GSA Annual Meeting in Phoenix, Arizona, USA - 2019

Paper No. 162-11
Presentation Time: 11:10 AM

SPATIAL ANALYSIS OF QUATERNARY DRAINAGE SYSTEMS OF WEST LONG ISLAND


RODRIGUEZ, Stephanie C., GARB, Matthew P., SMITH, Brianne and BOGER, Rebecca, Earth and Environmental Sciences, Brooklyn College, 2900 Bedford Ave, Brooklyn, NY 11210

Long Island, NY represents a coastal plain system encompassing two of the most populated boroughs in New York City (Brooklyn and Queens). Brooklyn and Queens contain various wetland complexes and stream networks that developed during the glacial stages of the Quaternary. Frequent inundation results in the reactivation of these natural drainage pathways that have since been developed. Brooklyn and Queens experience repeated fluvial and coastal flooding, threatening the residents living in proximity to these natural floodways. Previous research has correlated flood density and total impermeable surface area and established the connection between altered surface drainage and increased urban flooding (Smith and Rodriguez, 2016). Infrastructure development led to the modification of the natural landscapes and flood-drainage networks across the island, contributing to urban flooding during extreme weather conditions. Although these drainage networks have been landfilled, they can be identified by examining the surficial geology. To identify the location of historic drainage, archived geologic core reports were selected across Brooklyn and Queens to complete a subsurface analysis of varying depositional sequences of west long island. An estuary coastal plain lithofacies map was created to identify the underlying depositional environments of the late Quaternary.

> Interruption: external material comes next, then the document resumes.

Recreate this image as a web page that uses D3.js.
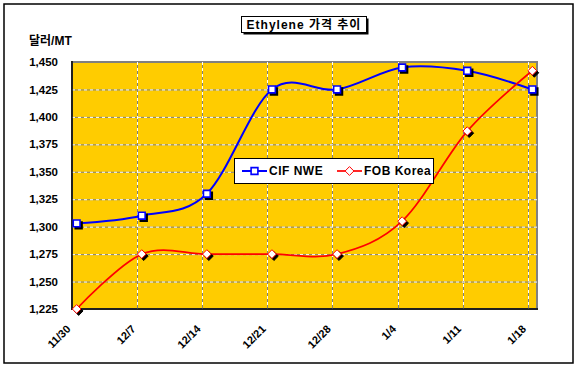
<!DOCTYPE html>
<html>
<head>
<meta charset="utf-8">
<script src="https://cdnjs.cloudflare.com/ajax/libs/d3/7.8.5/d3.min.js"></script>
<style>
  html, body { margin: 0; padding: 0; background: #fff; }
  svg { display: block; font-family: "Liberation Sans", Arial, "Noto Sans CJK KR", sans-serif; }
</style>
</head>
<body>
<svg></svg>
<script>
// weekly dates shown on the axis (month/day)
var dateLabels = ["11/30", "12/7", "12/14", "12/21", "12/28", "1/4", "1/11", "1/18"];
var cifNwe   = [1303, 1310, 1330, 1425, 1425, 1445, 1442, 1425];
var fobKorea = [1225, 1275, 1275, 1275, 1275, 1305, 1387, 1442];
var yTicks   = [1225, 1250, 1275, 1300, 1325, 1350, 1375, 1400, 1425, 1450];
var seriesNames = ["CIF NWE", "FOB Korea"];

var width = 578, height = 373;
var plot = { left: 72, right: 537, top: 62, bottom: 309 };

var svg = d3.select("svg")
  .attr("width", width)
  .attr("height", height);

// dates; points sit half a day past the week tick like the original sheet
var dates = dateLabels.map(s => {
  var p = s.split("/").map(Number);
  return new Date(p[0] >= 11 ? 2009 : 2010, p[0] - 1, p[1]);
});
var pointDate = d => new Date(d.getTime() + 12 * 3600 * 1000);

var x = d3.scaleTime()
  .domain([dates[0], d3.timeDay.offset(dates[dates.length - 1], 1)])
  .range([plot.left, plot.right]);

var y = d3.scaleLinear()
  .domain([1225, 1450])
  .range([plot.bottom, plot.top]);

// outer frame
svg.append("rect")
  .attr("x", 4).attr("y", 4)
  .attr("width", 569).attr("height", 359)
  .attr("fill", "#fff")
  .attr("stroke", "#000")
  .attr("stroke-width", 1.5);

// plot area
svg.append("rect")
  .attr("x", plot.left).attr("y", plot.top)
  .attr("width", plot.right - plot.left)
  .attr("height", plot.bottom - plot.top)
  .attr("fill", "#FFCC00")
  .attr("stroke", "#808080")
  .attr("stroke-width", 2);

// gridlines: grey with white dashes
var grid = svg.append("g").classed("grid", true);
var hLines = yTicks.filter(t => t > 1225 && t < 1450);
var vLines = dates.slice(1);

["#808080", "#fff"].forEach((c, i) => {
  grid.selectAll("line.h" + i)
    .data(hLines)
    .enter().append("line")
      .attr("class", "h" + i)
      .attr("x1", plot.left).attr("x2", plot.right)
      .attr("y1", d => y(d) + 0.5).attr("y2", d => y(d) + 0.5)
      .attr("stroke", c)
      .attr("stroke-width", 1)
      .attr("stroke-dasharray", i ? "3,3" : null);

  grid.selectAll("line.v" + i)
    .data(vLines)
    .enter().append("line")
      .attr("class", "v" + i)
      .attr("x1", d => Math.round(x(d)) + 0.5).attr("x2", d => Math.round(x(d)) + 0.5)
      .attr("y1", plot.top).attr("y2", plot.bottom)
      .attr("stroke", c)
      .attr("stroke-width", 1)
      .attr("stroke-dasharray", i ? "3,3" : null);
});

// axis lines
svg.append("line")
  .attr("x1", plot.left).attr("x2", plot.left)
  .attr("y1", plot.top - 1).attr("y2", plot.bottom + 1)
  .attr("stroke", "#000").attr("stroke-width", 1.5);
svg.append("line")
  .attr("x1", plot.left).attr("x2", plot.right + 1)
  .attr("y1", plot.bottom).attr("y2", plot.bottom)
  .attr("stroke", "#000").attr("stroke-width", 1.5);

// y labels
svg.append("g")
  .selectAll("text")
  .data(yTicks)
  .enter().append("text")
    .attr("x", 58)
    .attr("y", d => y(d))
    .attr("dy", "0.36em")
    .attr("text-anchor", "end")
    .attr("font-size", "11.5px")
    .attr("font-weight", "bold")
    .text(d3.format(","));

svg.append("text")
  .attr("x", 29).attr("y", 45)
  .attr("font-size", "12px")
  .attr("font-weight", "bold")
  .text("달러/MT");

// x labels, rotated
svg.append("g")
  .selectAll("text")
  .data(dates)
  .enter().append("text")
    .attr("transform", (d, i) => "translate(" + (x(d) - 3.5) + ",327) rotate(-45)")
    .attr("dy", "0.35em")
    .attr("text-anchor", "end")
    .attr("font-size", "11px")
    .attr("font-weight", "bold")
    .text((d, i) => dateLabels[i]);

// series
var line = d3.line()
  .x(d => x(pointDate(d.date)))
  .y(d => y(d.value))
  .curve(d3.curveCatmullRom.alpha(0));

var cifData = dates.map((d, i) => ({ date: d, value: cifNwe[i] }));
var fobData = dates.map((d, i) => ({ date: d, value: fobKorea[i] }));

var diamond = r => "M0," + (-r) + "L" + r + ",0L0," + r + "L" + (-r) + ",0Z";
var square = r => "M" + (-r) + "," + (-r) + "H" + r + "V" + r + "H" + (-r) + "Z";

function drawSeries(data, color, lw, shape, markerStroke) {
  var g = svg.append("g");
  g.append("path")
    .datum(data)
    .attr("d", line)
    .attr("fill", "none")
    .attr("stroke", color)
    .attr("stroke-width", lw);

  var m = g.selectAll("g.mk")
    .data(data)
    .enter().append("g")
      .attr("class", "mk")
      .attr("transform", d => "translate(" + x(pointDate(d.date)) + "," + y(d.value) + ")");
  m.append("path")
    .attr("d", shape)
    .attr("transform", "translate(2,2)")
    .attr("fill", "#000")
    .attr("stroke", "#000")
    .attr("stroke-width", markerStroke);
  m.append("path")
    .attr("d", shape)
    .attr("fill", "#fff")
    .attr("stroke", color)
    .attr("stroke-width", markerStroke);
}

drawSeries(cifData, "#0000FF", 2, square(3.4), 1.6);
drawSeries(fobData, "#FF0000", 1.7, diamond(4.4), 1);

// legend
var legend = svg.append("g");
legend.append("rect")
  .attr("x", 234.5).attr("y", 158.5)
  .attr("width", 199).attr("height", 25)
  .attr("fill", "#fff")
  .attr("stroke", "#000")
  .attr("stroke-width", 1);

var legendItems = [
  { name: seriesNames[0], color: "#0000FF", x: 242, shape: square(3.4), sw: 1.6, lw: 2 },
  { name: seriesNames[1], color: "#FF0000", x: 337, shape: diamond(4.4), sw: 1, lw: 1.7 }
];
var li = legend.selectAll("g.item")
  .data(legendItems)
  .enter().append("g")
    .attr("class", "item")
    .attr("transform", d => "translate(" + d.x + ",171)");
li.append("line")
  .attr("x1", 0).attr("x2", 25)
  .attr("stroke", d => d.color)
  .attr("stroke-width", d => d.lw);
li.append("path")
  .attr("d", d => d.shape)
  .attr("transform", "translate(12.5,0)")
  .attr("fill", "#fff")
  .attr("stroke", d => d.color)
  .attr("stroke-width", d => d.sw);
li.append("text")
  .attr("x", 27)
  .attr("dy", "0.36em")
  .attr("font-size", "12px")
  .attr("font-weight", "bold")
  .attr("letter-spacing", "0.5px")
  .text(d => d.name);

// title box
var title = svg.append("g");
title.append("rect")
  .attr("x", 243.5).attr("y", 18.5)
  .attr("width", 125).attr("height", 16)
  .attr("fill", "#000");
title.append("rect")
  .attr("x", 241.5).attr("y", 16.5)
  .attr("width", 125).attr("height", 16)
  .attr("fill", "#fff")
  .attr("stroke", "#000")
  .attr("stroke-width", 1);
title.append("text")
  .attr("x", 304).attr("y", 24.5)
  .attr("dy", "0.36em")
  .attr("text-anchor", "middle")
  .attr("font-size", "12px")
  .attr("font-weight", "bold")
  .attr("letter-spacing", "1px")
  .text("Ethylene 가격 추이");
</script>
</body>
</html>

A map representing the drainage pattern and geomorphology of Long Island was constructed using Geographic Information Systems (GIS). Historical maps, geologic reports and historical documentation of New York City infrastructure development, were used to illustrate drainage patterns over time. A correlation was identified from the spatial analysis with high flood density locations and locations of ancient fluvial depositional environments. This research is advantageous for infrastructure planning and flood mitigation strategies for coastal cities by providing new methods in identifying flood risk areas in an urban environment. The project will (1) determine if geologic core reports can be used to project the underlying geology of Brooklyn and Queens, (2) identify flood hot spots in an urban environment and (3) establish a connection between modern flood trends and the location of paleo-fluvial drainage systems.